Information supplied:
....................

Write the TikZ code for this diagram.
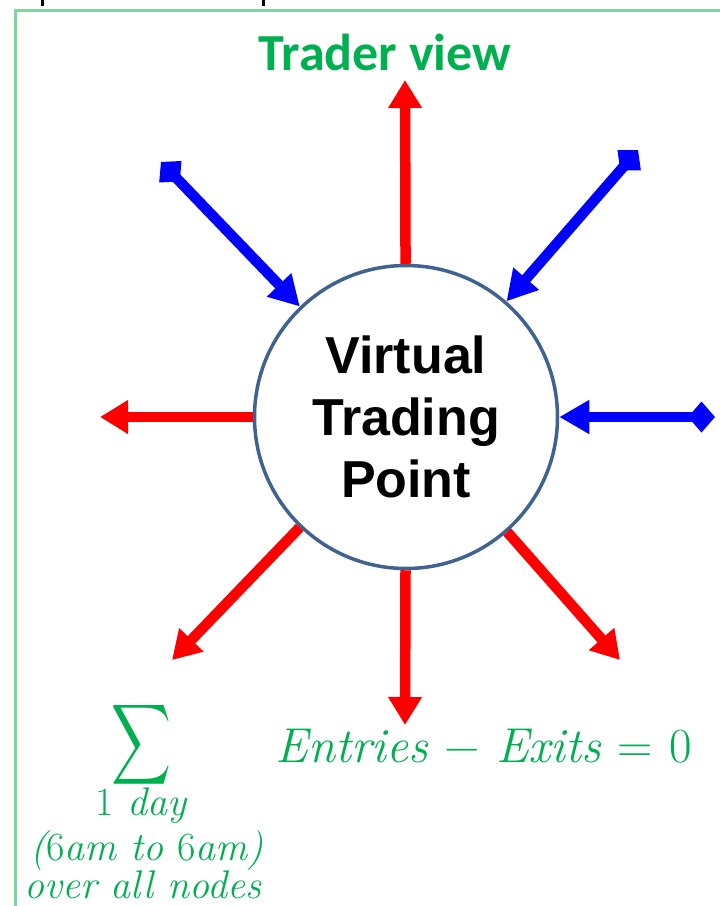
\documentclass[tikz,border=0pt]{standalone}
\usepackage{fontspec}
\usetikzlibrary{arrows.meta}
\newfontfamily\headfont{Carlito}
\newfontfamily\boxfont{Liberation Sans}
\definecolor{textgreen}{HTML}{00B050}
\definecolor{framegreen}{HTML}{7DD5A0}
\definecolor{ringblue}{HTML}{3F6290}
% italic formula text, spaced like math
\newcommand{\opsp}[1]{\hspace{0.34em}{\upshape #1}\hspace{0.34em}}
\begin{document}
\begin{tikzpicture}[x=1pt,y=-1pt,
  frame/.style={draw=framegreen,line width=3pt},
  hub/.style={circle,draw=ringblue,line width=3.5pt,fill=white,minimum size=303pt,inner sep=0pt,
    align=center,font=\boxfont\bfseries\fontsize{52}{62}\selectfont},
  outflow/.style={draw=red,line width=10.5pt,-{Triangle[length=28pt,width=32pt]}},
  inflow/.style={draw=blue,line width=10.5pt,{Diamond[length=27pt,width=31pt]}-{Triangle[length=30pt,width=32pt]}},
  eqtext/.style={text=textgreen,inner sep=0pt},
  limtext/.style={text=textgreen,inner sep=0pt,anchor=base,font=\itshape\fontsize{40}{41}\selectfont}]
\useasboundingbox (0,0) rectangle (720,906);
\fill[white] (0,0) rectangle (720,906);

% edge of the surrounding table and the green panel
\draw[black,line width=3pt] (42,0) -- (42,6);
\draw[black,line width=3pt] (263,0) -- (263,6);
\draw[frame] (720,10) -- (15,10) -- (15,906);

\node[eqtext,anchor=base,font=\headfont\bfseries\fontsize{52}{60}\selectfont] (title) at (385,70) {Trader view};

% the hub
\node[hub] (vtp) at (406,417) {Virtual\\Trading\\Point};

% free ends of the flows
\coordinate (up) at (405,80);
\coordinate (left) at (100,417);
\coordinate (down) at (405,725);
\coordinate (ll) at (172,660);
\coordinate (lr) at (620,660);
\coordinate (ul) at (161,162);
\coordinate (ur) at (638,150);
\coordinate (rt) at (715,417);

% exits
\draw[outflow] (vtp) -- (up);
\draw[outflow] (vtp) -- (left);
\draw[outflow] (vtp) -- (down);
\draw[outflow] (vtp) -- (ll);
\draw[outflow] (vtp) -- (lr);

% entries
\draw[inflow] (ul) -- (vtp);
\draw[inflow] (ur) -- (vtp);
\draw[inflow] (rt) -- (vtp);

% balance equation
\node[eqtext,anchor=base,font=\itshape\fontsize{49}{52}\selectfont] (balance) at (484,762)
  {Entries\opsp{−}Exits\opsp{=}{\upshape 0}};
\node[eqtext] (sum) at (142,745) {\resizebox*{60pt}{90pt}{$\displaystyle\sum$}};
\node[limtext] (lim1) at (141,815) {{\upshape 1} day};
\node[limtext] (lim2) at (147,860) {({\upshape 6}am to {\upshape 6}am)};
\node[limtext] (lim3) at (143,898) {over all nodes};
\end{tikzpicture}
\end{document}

....................

Task goal: Repeat the data exactly, without the pictures.

Written solution:
Write the TikZ code for this diagram.
\documentclass[tikz,border=0pt]{standalone}
\usepackage{fontspec}
\usetikzlibrary{arrows.meta}
\newfontfamily\headfont{Carlito}
\newfontfamily\boxfont{Liberation Sans}
\definecolor{textgreen}{HTML}{00B050}
\definecolor{framegreen}{HTML}{7DD5A0}
\definecolor{ringblue}{HTML}{3F6290}
% italic formula text, spaced like math
\newcommand{\opsp}[1]{\hspace{0.34em}{\upshape #1}\hspace{0.34em}}
\begin{document}
\begin{tikzpicture}[x=1pt,y=-1pt,
  frame/.style={draw=framegreen,line width=3pt},
  hub/.style={circle,draw=ringblue,line width=3.5pt,fill=white,minimum size=303pt,inner sep=0pt,
    align=center,font=\boxfont\bfseries\fontsize{52}{62}\selectfont},
  outflow/.style={draw=red,line width=10.5pt,-{Triangle[length=28pt,width=32pt]}},
  inflow/.style={draw=blue,line width=10.5pt,{Diamond[length=27pt,width=31pt]}-{Triangle[length=30pt,width=32pt]}},
  eqtext/.style={text=textgreen,inner sep=0pt},
  limtext/.style={text=textgreen,inner sep=0pt,anchor=base,font=\itshape\fontsize{40}{41}\selectfont}]
\useasboundingbox (0,0) rectangle (720,906);
\fill[white] (0,0) rectangle (720,906);

% edge of the surrounding table and the green panel
\draw[black,line width=3pt] (42,0) -- (42,6);
\draw[black,line width=3pt] (263,0) -- (263,6);
\draw[frame] (720,10) -- (15,10) -- (15,906);

\node[eqtext,anchor=base,font=\headfont\bfseries\fontsize{52}{60}\selectfont] (title) at (385,70) {Trader view};

% the hub
\node[hub] (vtp) at (406,417) {Virtual\\Trading\\Point};

% free ends of the flows
\coordinate (up) at (405,80);
\coordinate (left) at (100,417);
\coordinate (down) at (405,725);
\coordinate (ll) at (172,660);
\coordinate (lr) at (620,660);
\coordinate (ul) at (161,162);
\coordinate (ur) at (638,150);
\coordinate (rt) at (715,417);

% exits
\draw[outflow] (vtp) -- (up);
\draw[outflow] (vtp) -- (left);
\draw[outflow] (vtp) -- (down);
\draw[outflow] (vtp) -- (ll);
\draw[outflow] (vtp) -- (lr);

% entries
\draw[inflow] (ul) -- (vtp);
\draw[inflow] (ur) -- (vtp);
\draw[inflow] (rt) -- (vtp);

% balance equation
\node[eqtext,anchor=base,font=\itshape\fontsize{49}{52}\selectfont] (balance) at (484,762)
  {Entries\opsp{−}Exits\opsp{=}{\upshape 0}};
\node[eqtext] (sum) at (142,745) {\resizebox*{60pt}{90pt}{$\displaystyle\sum$}};
\node[limtext] (lim1) at (141,815) {{\upshape 1} day};
\node[limtext] (lim2) at (147,860) {({\upshape 6}am to {\upshape 6}am)};
\node[limtext] (lim3) at (143,898) {over all nodes};
\end{tikzpicture}
\end{document}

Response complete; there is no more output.